STATED GOAL – Please print the lines between the one with "Generate a LaTeX" and the one with "(axisL) -- (axisR);", both ends included, exactly as written, with no pictures.

Records excerpted from a collection –
● ● ●

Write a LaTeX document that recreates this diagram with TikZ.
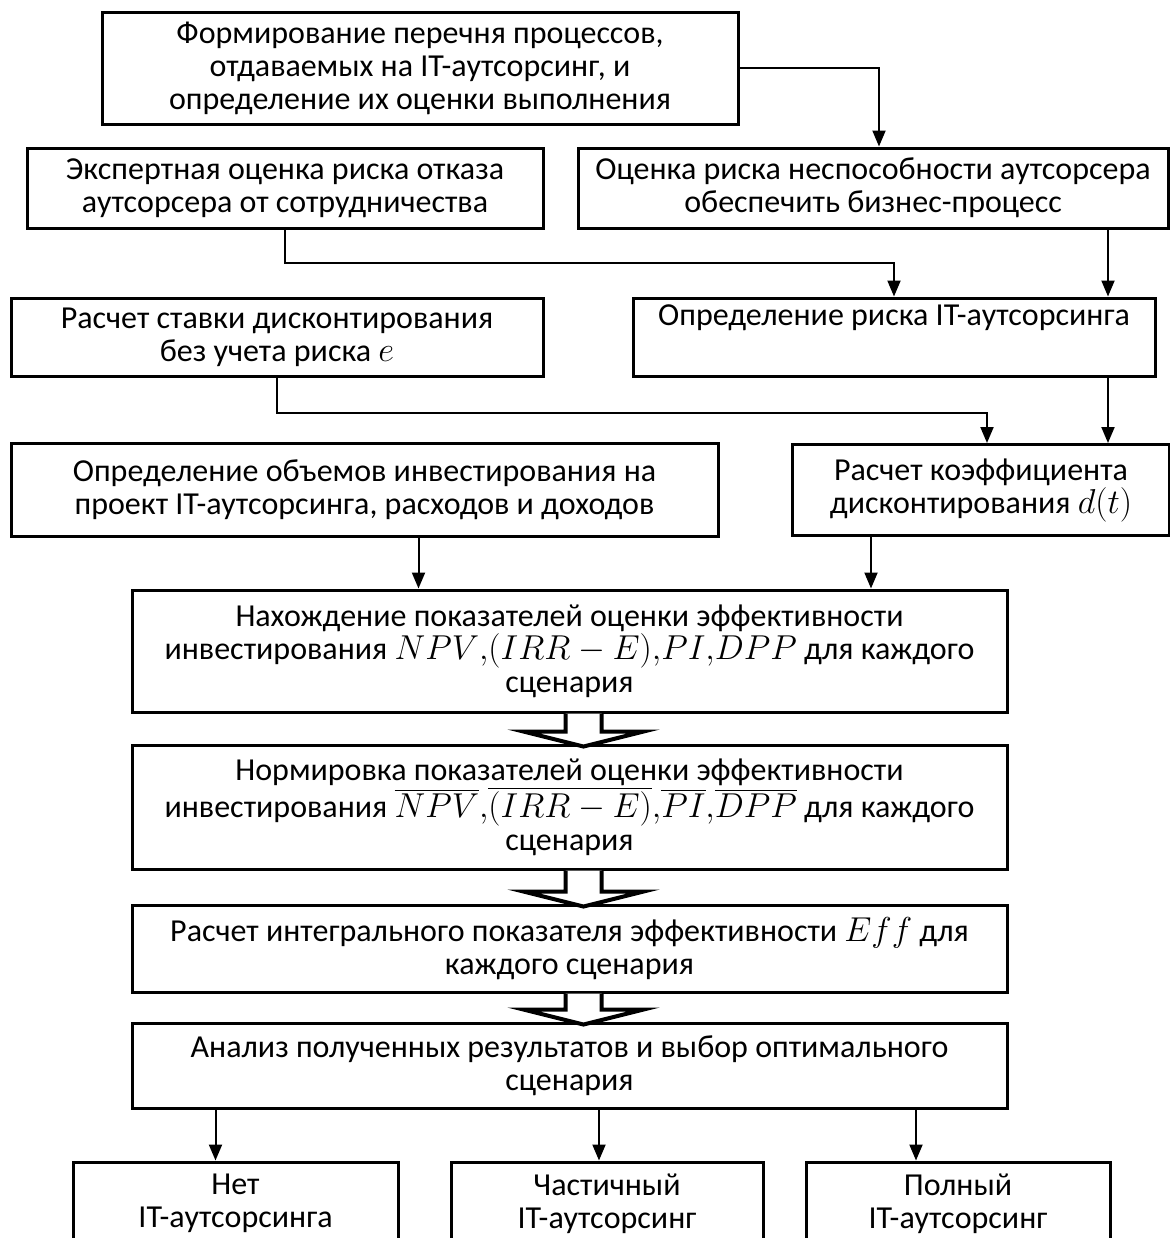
\documentclass[tikz,border=0pt]{standalone}
\usepackage{fontspec}
\setmainfont{Carlito}
\usetikzlibrary{calc,arrows.meta}

\tikzset{
    box/.style={draw, line width=1.5pt, align=center, inner sep=0pt,
        font=\fontsize{16}{16.5}\selectfont},
    arr/.style={line width=1pt, -{Triangle[length=8pt,width=6.5pt]}},
    blockarrow/.style={line width=2pt, fill=white, line join=miter}
}

\begin{document}
\begin{tikzpicture}[x=0.5pt,y=-0.5pt]
\useasboundingbox (0,0) rectangle (1170,1238);
\clip (0,0) rectangle (1170,1238);

\node[box, minimum width=318pt, minimum height=56pt] (A) at (420,68)
    {Формирование перечня процессов,\\ отдаваемых на IT-аутсорсинг, и\\ определение их оценки выполнения};
\node[box, minimum width=258pt, minimum height=40pt] (B) at (285,188)
    {Экспертная оценка риска отказа\\ аутсорсера от сотрудничества};
\node[box, minimum width=295pt, minimum height=40pt] (C) at (873,188)
    {Оценка риска неспособности аутсорсера\\ обеспечить бизнес-процесс};
\node[box, minimum width=261pt, minimum height=39pt] (D) at (894,337)
    {Определение риска IT-аутсорсинга\\ \strut};
\node[box, minimum width=266pt, minimum height=39pt, text depth=2pt] (E) at (277,337)
    {Расчет ставки дисконтирования\\ без учета риска $e$};
\node[box, minimum width=353.5pt, minimum height=46.5pt] (F) at (364.5,489.5)
    {Определение объемов инвестирования на\\ проект IT-аутсорсинга, расходов и доходов};
\node[box, minimum width=188.5pt, minimum height=45.5pt] (G) at (981,490)
    {Расчет коэффициента\\ дисконтирования $d(t)$};
\node[box, minimum width=437.5pt, minimum height=61pt] (H) at (569.5,651)
    {Нахождение показателей оценки эффективности\\ инвестирования $NPV{,}(IRR-E){,}PI{,}DPP$ для каждого\\ сценария};
\node[box, minimum width=437.5pt, minimum height=62pt] (I) at (569.5,807)
    {Нормировка показателей оценки эффективности\\ инвестирования $\overline{NPV}{,}\overline{(IRR-E)}{,}\overline{PI}{,}\overline{DPP}$ для каждого\\ сценария};
\node[box, minimum width=437.5pt, minimum height=43.5pt] (J) at (569.5,948.5)
    {Расчет интегрального показателя эффективности $Eff$ для\\ каждого сценария};
\node[box, minimum width=437.5pt, minimum height=42.5pt] (K) at (569.5,1065.5)
    {Анализ полученных результатов и выбор оптимального\\ сценария};
\node[box, minimum width=162.5pt, minimum height=41.5pt] (L1) at (235.5,1203.5)
    {Нет\\ IT-аутсорсинга};
\node[box, minimum width=156pt, minimum height=41.5pt] (L2) at (607,1203.5)
    {Частичный\\ IT-аутсорсинг};
\node[box, minimum width=152pt, minimum height=41.5pt] (L3) at (958,1203.5)
    {Полный\\ IT-аутсорсинг};

\draw[arr] (A.east) -| ($(C.north)+(6,0)$);
\draw[arr] (B.south) -- ++(0,33) -| (D.north);
\coordinate (c1) at ($(C.south)+(235,0)$);
\draw[arr] (c1) -- (c1 |- D.north);
\draw[arr] (E.south) -- ++(0,35) -| ($(G.north)+(6,0)$);
\coordinate (d1) at ($(D.south)+(214,0)$);
\draw[arr] (d1) -- (d1 |- G.north);
\coordinate (f1) at ($(F.south)+(54,0)$);
\draw[arr] (f1) -- (f1 |- H.north);
\coordinate (g1) at ($(G.south)+(-110,0)$);
\draw[arr] (g1) -- (g1 |- H.north);

\foreach \u/\v in {H/I,I/J,J/K}{
    \coordinate (t) at ($(\u.south)+(14,0)$);
    \coordinate (b) at ($(\v.north)+(14,3)$);
    \draw[blockarrow] ($(t)+(-18,0)$) -- ($(b)+(-18,-15)$) -- ($(b)+(-60,-15)$) -- (b)
        -- ($(b)+(60,-15)$) -- ($(b)+(18,-15)$) -- ($(t)+(18,0)$);
}

\coordinate (l1) at ($(L1.north)+(-20,0)$);
\coordinate (l2) at ($(L2.north)+(-8,0)$);
\coordinate (l3) at ($(L3.north)+(-42,0)$);
\foreach \l in {l1,l2,l3}
    \draw[arr] (K.south -| \l) -- (\l);
\end{tikzpicture}
\end{document}
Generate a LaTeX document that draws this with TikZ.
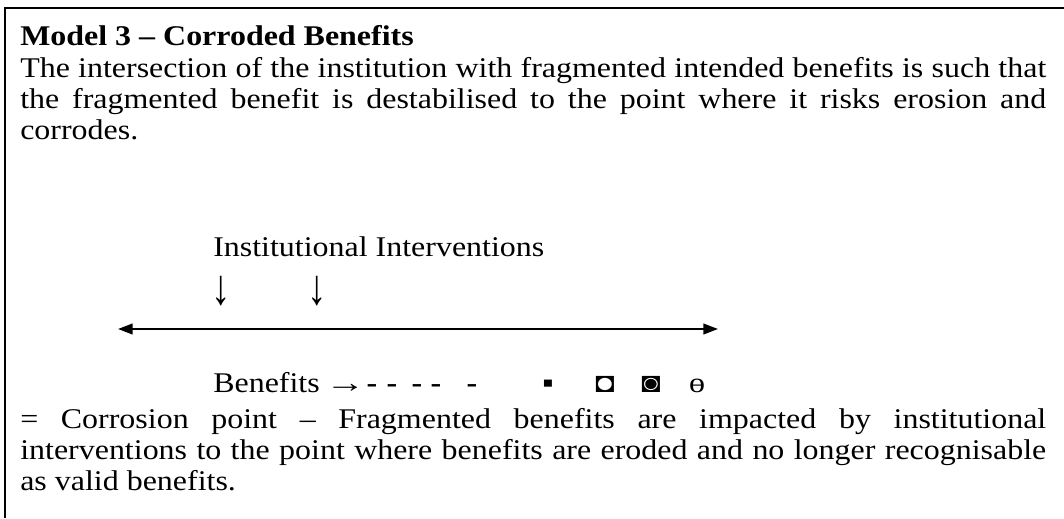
\documentclass[tikz,border=0pt]{standalone}
\usepackage{fontspec}
\setmainfont{Liberation Serif}[FakeStretch=1.12]
\usepackage{tikz}
\usetikzlibrary{arrows.meta}

\begin{document}
\begin{tikzpicture}[
  x=0.75pt, y=-0.75pt,
  >={Triangle[length=11pt,width=8pt]},
  every node/.style={font=\fontsize{21.4}{23.6}\selectfont, inner sep=0pt},
  txt/.style={anchor=base west},
  glyph/.style={anchor=base},
  downarr/.style={anchor=center, font=\fontsize{26}{28}\selectfont},
  hyph/.style={anchor=base, font=\fontsize{21.4}{23.6}\selectfont\bfseries},
  para/.style={anchor=base west, text width=769.5pt, align=justify},
  frame/.style={line width=1.5pt},
]
\useasboundingbox (0,0) rectangle (1064,518);
% Frame (top and left edges)
\draw[frame] (1064,8) -- (5,8) -- (5,518);

% Title
\node[txt] (title) at (20,45) {\bfseries Model 3 – Corroded Benefits};
% Description
\node[para] (intro) at (20,77) {\hyphenpenalty=10000
  The intersection of the institution with fragmented intended benefits is such that\linebreak
  the fragmented benefit is destabilised to the point where it risks erosion and\linebreak
  corrodes.};

% Interventions
\node[txt] (inst) at (213,256) {Institutional Interventions};
\node[downarr] (down1) at (221,291) {\scalebox{1}[1.45]{↓}};
\node[downarr] (down2) at (317,291) {\scalebox{1}[1.45]{↓}};

% Axis
\coordinate (axisL) at (118,329);
\coordinate (axisR) at (718,329);
\draw[<->, line width=1.5pt] (axisL) -- (axisR);

% Benefits
\node[txt] (ben) at (213,392) {Benefits\hspace{0.2em}\scalebox{1.25}[1]{→}};
\foreach \x [count=\i] in {372,392,417,436,472}
  \node[hyph] (h\i) at (\x,392) {-};
\node[glyph] (sq) at (548,392) {▪};
\node[glyph] (bul) at (605,392) {◘};
\node[glyph] (ring) at (651,392) {◙};
\node[glyph] (bar) at (697,392) {ɵ};

% Note
\node[para] (note) at (20,428) {\hyphenpenalty=10000
  = Corrosion point – Fragmented benefits are impacted by institutional\linebreak
  interventions to the point where benefits are eroded and no longer recognisable\linebreak
  as valid benefits.};
\end{tikzpicture}
\end{document}
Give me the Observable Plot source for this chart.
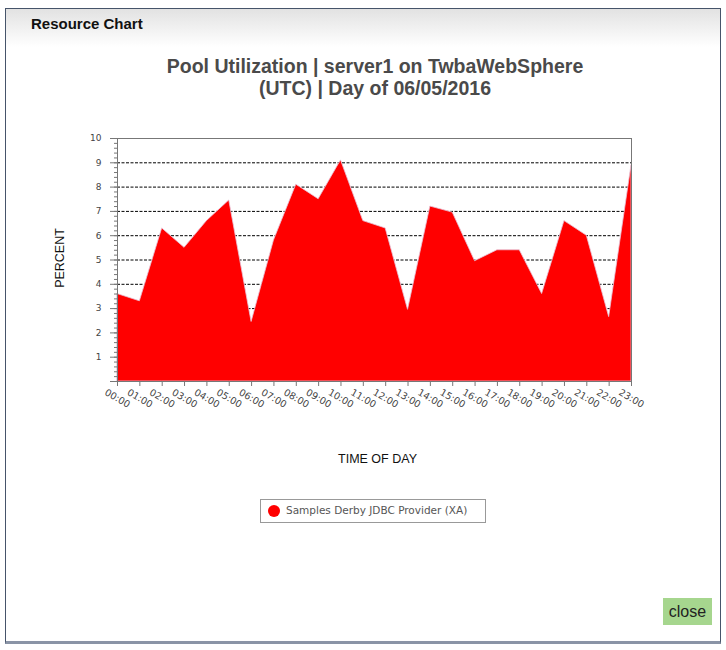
<!DOCTYPE html>
<html><head><meta charset="utf-8">
<script src="https://cdn.jsdelivr.net/npm/d3@7"></script>
<script src="https://cdn.jsdelivr.net/npm/@observablehq/plot@0.6"></script>
<style>
html,body{margin:0;padding:0;background:#fff;}
#page{position:relative;width:726px;height:650px;overflow:hidden;font-family:"Liberation Sans",Arial,sans-serif;}
#dialog{position:absolute;left:5px;top:8px;width:716px;height:636px;border:1px solid #46546a;border-bottom:3px solid #8a94a6;box-sizing:border-box;background:#fff;}
#header{position:absolute;left:0;top:0;right:0;height:38px;background:linear-gradient(#e2e2e2,#ffffff);}
#header span{position:absolute;left:25px;top:6px;font-weight:bold;font-size:15px;color:#111;}
#title{position:absolute;left:0;width:750px;top:55px;text-align:center;font-weight:bold;font-size:19.5px;line-height:22px;color:#4a4a4a;}
#chart{position:absolute;left:0;top:120px;}
#ylab{position:absolute;left:60px;top:258px;transform:translate(-50%,-50%) rotate(-90deg);font-size:12.5px;color:#111;white-space:nowrap;}
#xlab{position:absolute;left:0;width:755px;top:452px;text-align:center;font-size:12.5px;color:#111;}
#legend{position:absolute;left:260px;top:499px;width:226px;height:24px;border:1px solid #999;box-sizing:border-box;font-family:"DejaVu Sans",sans-serif;font-size:10.5px;color:#555;}
#legend i{position:absolute;left:7px;top:5px;width:12px;height:12px;border-radius:50%;background:#ff0000;}
#legend span{position:absolute;left:25px;top:4px;}
#close{position:absolute;left:663px;top:598px;width:49px;height:27px;background:#a6d68e;font-size:16px;color:#222;text-align:center;line-height:27px;}
</style></head>
<body><div id="page">
<div id="dialog"><div id="header"><span>Resource Chart</span></div></div>
<div id="title">Pool Utilization | server1 on TwbaWebSphere<br>(UTC) | Day of 06/05/2016</div>
<div id="chart"></div>
<div id="ylab">PERCENT</div>
<div id="xlab">TIME OF DAY</div>
<div id="legend"><i></i><span>Samples Derby JDBC Provider (XA)</span></div>
<div id="close">close</div>
</div>
<script>
const hourLabels = ["00:00","01:00","02:00","03:00","04:00","05:00","06:00","07:00","08:00","09:00","10:00","11:00","12:00","13:00","14:00","15:00","16:00","17:00","18:00","19:00","20:00","21:00","22:00","23:00"];
const percentValues = [3.6,3.3,6.3,5.5,6.6,7.45,2.45,5.8,8.1,7.5,9.1,6.6,6.3,2.95,7.2,6.95,4.95,5.4,5.4,3.6,6.6,6.0,2.65,8.9];
const yTicks = [0,1,2,3,4,5,6,7,8,9,10];
const gridValues = [1,2,3,4,5,6,7,8,9];

const hours = hourLabels.map((_, i) => i);
const data = hourLabels.map((h, i) => ({hour: i, label: h, value: percentValues[i]}));
const minorTicks = d3.range(0, 51).map(i => i / 5);

const chart = Plot.plot({
  width: 726,
  height: 360,
  marginLeft: 117,
  marginRight: 95,
  marginTop: 18,
  marginBottom: 99,
  style: {fontFamily: "DejaVu Sans, sans-serif", fontSize: "9px", color: "#444", background: "transparent"},
  x: {type: "linear", domain: [0, 23], axis: null},
  y: {domain: [0, 10], axis: null},
  marks: [
    Plot.ruleY(gridValues, {stroke: "#000", strokeWidth: 1, strokeDasharray: "3,1.5"}),
    Plot.areaY(data, {x: "hour", y: "value", fill: "#ff0000", stroke: "#e8c4d8", strokeWidth: 0.8}),
    Plot.frame({stroke: "#777", strokeWidth: 1}),
    Plot.axisY({ticks: minorTicks, tickSize: 3, tickFormat: () => "", stroke: "#777", label: null}),
    Plot.axisY({ticks: yTicks, tickSize: 7, tickPadding: 9, tickFormat: d => d === 0 ? "" : String(d), stroke: "#777", fill: "#444", label: null}),
    Plot.axisX({ticks: hours, tickSize: 5, tickFormat: () => "", stroke: "#777", label: null}),
    Plot.text(data, {x: "hour", y: 0, text: "label", rotate: 30, dy: 17, textAnchor: "middle", fill: "#444", fontSize: 9.5})
  ]
});
document.getElementById("chart").appendChild(chart);
</script>
</body></html>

● ● ●

FULL RESPONSE –
Generate a LaTeX document that draws this with TikZ.
\documentclass[tikz,border=0pt]{standalone}
\usepackage{fontspec}
\setmainfont{Liberation Serif}[FakeStretch=1.12]
\usepackage{tikz}
\usetikzlibrary{arrows.meta}

\begin{document}
\begin{tikzpicture}[
  x=0.75pt, y=-0.75pt,
  >={Triangle[length=11pt,width=8pt]},
  every node/.style={font=\fontsize{21.4}{23.6}\selectfont, inner sep=0pt},
  txt/.style={anchor=base west},
  glyph/.style={anchor=base},
  downarr/.style={anchor=center, font=\fontsize{26}{28}\selectfont},
  hyph/.style={anchor=base, font=\fontsize{21.4}{23.6}\selectfont\bfseries},
  para/.style={anchor=base west, text width=769.5pt, align=justify},
  frame/.style={line width=1.5pt},
]
\useasboundingbox (0,0) rectangle (1064,518);
% Frame (top and left edges)
\draw[frame] (1064,8) -- (5,8) -- (5,518);

% Title
\node[txt] (title) at (20,45) {\bfseries Model 3 – Corroded Benefits};
% Description
\node[para] (intro) at (20,77) {\hyphenpenalty=10000
  The intersection of the institution with fragmented intended benefits is such that\linebreak
  the fragmented benefit is destabilised to the point where it risks erosion and\linebreak
  corrodes.};

% Interventions
\node[txt] (inst) at (213,256) {Institutional Interventions};
\node[downarr] (down1) at (221,291) {\scalebox{1}[1.45]{↓}};
\node[downarr] (down2) at (317,291) {\scalebox{1}[1.45]{↓}};

% Axis
\coordinate (axisL) at (118,329);
\coordinate (axisR) at (718,329);
\draw[<->, line width=1.5pt] (axisL) -- (axisR);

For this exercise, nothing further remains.